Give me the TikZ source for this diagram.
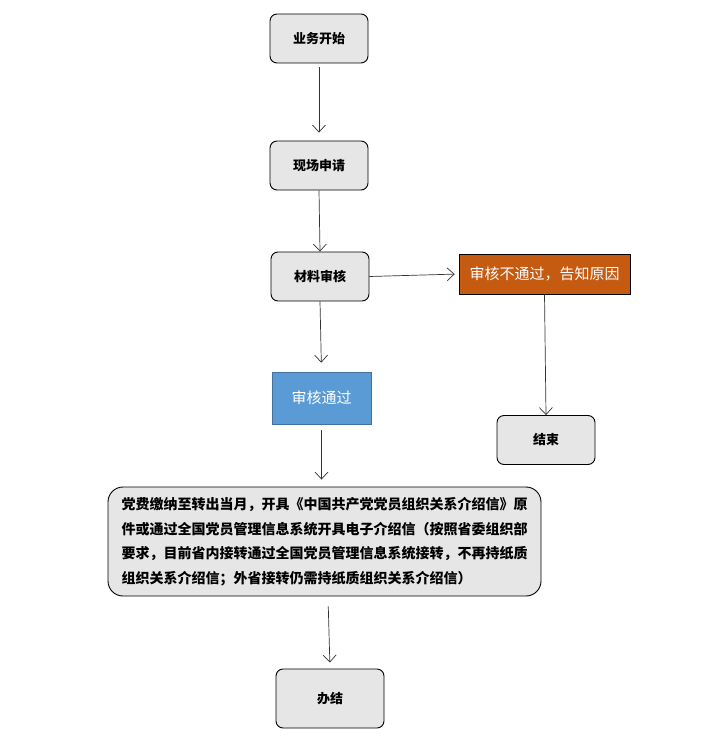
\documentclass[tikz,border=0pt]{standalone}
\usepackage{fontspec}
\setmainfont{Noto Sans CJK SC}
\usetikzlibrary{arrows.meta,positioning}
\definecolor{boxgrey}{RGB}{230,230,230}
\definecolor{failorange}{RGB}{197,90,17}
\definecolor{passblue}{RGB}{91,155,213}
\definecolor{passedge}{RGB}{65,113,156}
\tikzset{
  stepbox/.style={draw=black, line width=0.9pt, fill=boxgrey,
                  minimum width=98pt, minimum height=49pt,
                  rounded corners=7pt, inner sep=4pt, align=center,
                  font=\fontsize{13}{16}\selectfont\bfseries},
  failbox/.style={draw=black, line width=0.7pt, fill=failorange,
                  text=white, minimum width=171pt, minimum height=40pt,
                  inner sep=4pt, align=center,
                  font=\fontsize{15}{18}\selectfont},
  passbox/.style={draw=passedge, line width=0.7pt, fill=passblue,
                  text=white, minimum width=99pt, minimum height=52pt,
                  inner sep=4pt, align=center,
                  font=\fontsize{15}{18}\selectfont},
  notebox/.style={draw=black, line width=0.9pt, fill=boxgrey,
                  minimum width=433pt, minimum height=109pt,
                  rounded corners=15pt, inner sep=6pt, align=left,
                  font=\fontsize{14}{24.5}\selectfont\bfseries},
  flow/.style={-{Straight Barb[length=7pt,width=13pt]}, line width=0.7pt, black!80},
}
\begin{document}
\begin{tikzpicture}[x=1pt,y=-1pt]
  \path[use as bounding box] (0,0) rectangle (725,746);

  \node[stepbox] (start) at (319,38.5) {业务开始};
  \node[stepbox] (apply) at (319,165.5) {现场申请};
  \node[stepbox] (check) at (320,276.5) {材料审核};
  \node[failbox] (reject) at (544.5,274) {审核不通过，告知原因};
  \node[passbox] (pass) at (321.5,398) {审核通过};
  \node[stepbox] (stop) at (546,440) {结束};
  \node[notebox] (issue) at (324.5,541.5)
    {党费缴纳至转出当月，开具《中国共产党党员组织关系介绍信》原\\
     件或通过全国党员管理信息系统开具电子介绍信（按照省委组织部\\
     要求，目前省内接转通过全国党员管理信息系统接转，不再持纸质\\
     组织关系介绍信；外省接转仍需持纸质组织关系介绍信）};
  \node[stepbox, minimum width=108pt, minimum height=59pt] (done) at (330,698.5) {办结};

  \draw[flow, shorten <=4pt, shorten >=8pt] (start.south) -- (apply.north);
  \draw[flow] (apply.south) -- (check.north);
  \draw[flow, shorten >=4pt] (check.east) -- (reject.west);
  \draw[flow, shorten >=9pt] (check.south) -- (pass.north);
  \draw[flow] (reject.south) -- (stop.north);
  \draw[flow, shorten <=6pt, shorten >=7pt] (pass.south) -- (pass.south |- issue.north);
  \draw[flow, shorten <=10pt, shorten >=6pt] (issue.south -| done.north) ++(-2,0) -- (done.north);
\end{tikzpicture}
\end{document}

......

Work required
Give back the whole listing as it stands, minus its pictures.

Solution for this task
Give me the TikZ source for this diagram.
\documentclass[tikz,border=0pt]{standalone}
\usepackage{fontspec}
\setmainfont{Noto Sans CJK SC}
\usetikzlibrary{arrows.meta,positioning}
\definecolor{boxgrey}{RGB}{230,230,230}
\definecolor{failorange}{RGB}{197,90,17}
\definecolor{passblue}{RGB}{91,155,213}
\definecolor{passedge}{RGB}{65,113,156}
\tikzset{
  stepbox/.style={draw=black, line width=0.9pt, fill=boxgrey,
                  minimum width=98pt, minimum height=49pt,
                  rounded corners=7pt, inner sep=4pt, align=center,
                  font=\fontsize{13}{16}\selectfont\bfseries},
  failbox/.style={draw=black, line width=0.7pt, fill=failorange,
                  text=white, minimum width=171pt, minimum height=40pt,
                  inner sep=4pt, align=center,
                  font=\fontsize{15}{18}\selectfont},
  passbox/.style={draw=passedge, line width=0.7pt, fill=passblue,
                  text=white, minimum width=99pt, minimum height=52pt,
                  inner sep=4pt, align=center,
                  font=\fontsize{15}{18}\selectfont},
  notebox/.style={draw=black, line width=0.9pt, fill=boxgrey,
                  minimum width=433pt, minimum height=109pt,
                  rounded corners=15pt, inner sep=6pt, align=left,
                  font=\fontsize{14}{24.5}\selectfont\bfseries},
  flow/.style={-{Straight Barb[length=7pt,width=13pt]}, line width=0.7pt, black!80},
}
\begin{document}
\begin{tikzpicture}[x=1pt,y=-1pt]
  \path[use as bounding box] (0,0) rectangle (725,746);

  \node[stepbox] (start) at (319,38.5) {业务开始};
  \node[stepbox] (apply) at (319,165.5) {现场申请};
  \node[stepbox] (check) at (320,276.5) {材料审核};
  \node[failbox] (reject) at (544.5,274) {审核不通过，告知原因};
  \node[passbox] (pass) at (321.5,398) {审核通过};
  \node[stepbox] (stop) at (546,440) {结束};
  \node[notebox] (issue) at (324.5,541.5)
    {党费缴纳至转出当月，开具《中国共产党党员组织关系介绍信》原\\
     件或通过全国党员管理信息系统开具电子介绍信（按照省委组织部\\
     要求，目前省内接转通过全国党员管理信息系统接转，不再持纸质\\
     组织关系介绍信；外省接转仍需持纸质组织关系介绍信）};
  \node[stepbox, minimum width=108pt, minimum height=59pt] (done) at (330,698.5) {办结};

  \draw[flow, shorten <=4pt, shorten >=8pt] (start.south) -- (apply.north);
  \draw[flow] (apply.south) -- (check.north);
  \draw[flow, shorten >=4pt] (check.east) -- (reject.west);
  \draw[flow, shorten >=9pt] (check.south) -- (pass.north);
  \draw[flow] (reject.south) -- (stop.north);
  \draw[flow, shorten <=6pt, shorten >=7pt] (pass.south) -- (pass.south |- issue.north);
  \draw[flow, shorten <=10pt, shorten >=6pt] (issue.south -| done.north) ++(-2,0) -- (done.north);
\end{tikzpicture}
\end{document}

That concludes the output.